*Raw data*.
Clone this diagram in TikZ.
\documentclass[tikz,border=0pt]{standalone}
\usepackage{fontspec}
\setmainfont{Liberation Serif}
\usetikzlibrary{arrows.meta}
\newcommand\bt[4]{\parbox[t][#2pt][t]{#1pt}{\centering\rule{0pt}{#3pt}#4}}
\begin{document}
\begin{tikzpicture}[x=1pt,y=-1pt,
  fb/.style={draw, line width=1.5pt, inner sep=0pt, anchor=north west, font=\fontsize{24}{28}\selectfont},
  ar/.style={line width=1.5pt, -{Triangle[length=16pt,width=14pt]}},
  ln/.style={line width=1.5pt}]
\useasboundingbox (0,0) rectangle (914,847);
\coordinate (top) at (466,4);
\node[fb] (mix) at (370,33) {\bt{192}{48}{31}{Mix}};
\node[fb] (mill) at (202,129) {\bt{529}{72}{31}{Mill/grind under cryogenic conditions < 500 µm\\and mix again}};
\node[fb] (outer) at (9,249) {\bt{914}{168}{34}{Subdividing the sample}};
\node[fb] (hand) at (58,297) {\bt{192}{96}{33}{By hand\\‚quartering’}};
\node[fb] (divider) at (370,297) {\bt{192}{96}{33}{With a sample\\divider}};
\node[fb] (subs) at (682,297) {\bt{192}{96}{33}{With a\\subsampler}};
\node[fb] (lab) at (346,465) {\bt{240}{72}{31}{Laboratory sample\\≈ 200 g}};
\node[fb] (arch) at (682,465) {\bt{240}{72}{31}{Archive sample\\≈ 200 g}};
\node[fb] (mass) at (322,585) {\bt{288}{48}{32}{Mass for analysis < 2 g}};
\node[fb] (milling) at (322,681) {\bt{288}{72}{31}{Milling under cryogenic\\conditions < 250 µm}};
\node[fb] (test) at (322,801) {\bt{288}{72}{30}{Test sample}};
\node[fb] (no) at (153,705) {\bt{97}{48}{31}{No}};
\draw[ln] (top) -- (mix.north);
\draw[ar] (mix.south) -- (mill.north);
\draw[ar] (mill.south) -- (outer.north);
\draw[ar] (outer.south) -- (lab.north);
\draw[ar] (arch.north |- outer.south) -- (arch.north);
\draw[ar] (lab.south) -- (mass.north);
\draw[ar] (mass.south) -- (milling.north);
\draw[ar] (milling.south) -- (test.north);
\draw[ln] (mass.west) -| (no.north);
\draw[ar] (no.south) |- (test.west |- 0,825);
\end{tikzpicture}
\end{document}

*Given problem*.
Everything in the listing above should be restated exactly.

*Solution to this exercise*.
Clone this diagram in TikZ.
\documentclass[tikz,border=0pt]{standalone}
\usepackage{fontspec}
\setmainfont{Liberation Serif}
\usetikzlibrary{arrows.meta}
\newcommand\bt[4]{\parbox[t][#2pt][t]{#1pt}{\centering\rule{0pt}{#3pt}#4}}
\begin{document}
\begin{tikzpicture}[x=1pt,y=-1pt,
  fb/.style={draw, line width=1.5pt, inner sep=0pt, anchor=north west, font=\fontsize{24}{28}\selectfont},
  ar/.style={line width=1.5pt, -{Triangle[length=16pt,width=14pt]}},
  ln/.style={line width=1.5pt}]
\useasboundingbox (0,0) rectangle (914,847);
\coordinate (top) at (466,4);
\node[fb] (mix) at (370,33) {\bt{192}{48}{31}{Mix}};
\node[fb] (mill) at (202,129) {\bt{529}{72}{31}{Mill/grind under cryogenic conditions < 500 µm\\and mix again}};
\node[fb] (outer) at (9,249) {\bt{914}{168}{34}{Subdividing the sample}};
\node[fb] (hand) at (58,297) {\bt{192}{96}{33}{By hand\\‚quartering’}};
\node[fb] (divider) at (370,297) {\bt{192}{96}{33}{With a sample\\divider}};
\node[fb] (subs) at (682,297) {\bt{192}{96}{33}{With a\\subsampler}};
\node[fb] (lab) at (346,465) {\bt{240}{72}{31}{Laboratory sample\\≈ 200 g}};
\node[fb] (arch) at (682,465) {\bt{240}{72}{31}{Archive sample\\≈ 200 g}};
\node[fb] (mass) at (322,585) {\bt{288}{48}{32}{Mass for analysis < 2 g}};
\node[fb] (milling) at (322,681) {\bt{288}{72}{31}{Milling under cryogenic\\conditions < 250 µm}};
\node[fb] (test) at (322,801) {\bt{288}{72}{30}{Test sample}};
\node[fb] (no) at (153,705) {\bt{97}{48}{31}{No}};
\draw[ln] (top) -- (mix.north);
\draw[ar] (mix.south) -- (mill.north);
\draw[ar] (mill.south) -- (outer.north);
\draw[ar] (outer.south) -- (lab.north);
\draw[ar] (arch.north |- outer.south) -- (arch.north);
\draw[ar] (lab.south) -- (mass.north);
\draw[ar] (mass.south) -- (milling.north);
\draw[ar] (milling.south) -- (test.north);
\draw[ln] (mass.west) -| (no.north);
\draw[ar] (no.south) |- (test.west |- 0,825);
\end{tikzpicture}
\end{document}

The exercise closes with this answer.